Consider an ordered permutation of $n$ integers $\lbrace a_1,a_2,\ldots,a_{n} \rbrace$. Define a sandwich to be a pair $(a_i,a_j)$ such that $a_i,a_j > a_{i+1},a_{i+2},\ldots,a_{j-1}$. Find the minimum and maximum possible number of sandwiches among all the permutations of the first $n$ positive integers. Note that any two adjacent elements are counted as a sandwich.
For example, in the set $\lbrace 5,1,2,3,4 \rbrace$, $(5,4)$ is a sandwich as $5,4 > 1,2,3$. I have already found that the minimum occurs when all the numbers are consecutive, but I am not sure how to optimize the maximum.

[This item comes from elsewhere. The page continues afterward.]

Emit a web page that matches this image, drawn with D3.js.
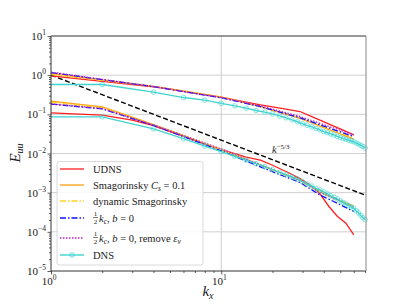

Let's arrange the $n$ integers on a circle as the $n$ vertices of a $n$-sided polygon. We will draw an edge between two vertices whenever two vertices form a sandwich. This edge will go through the interior of the polygon.
Let $a<b<c<d$. It is impossible to have $(a, c)$ and $(b,d)$ as sandwiches. This means that no two edges can cross. Thus we can't have more sandwiches than edges in a polygon triangulation, which is $2n-3$.
The bound is attained by the permutation $(n, 1, 2, 3, ..., n-1)$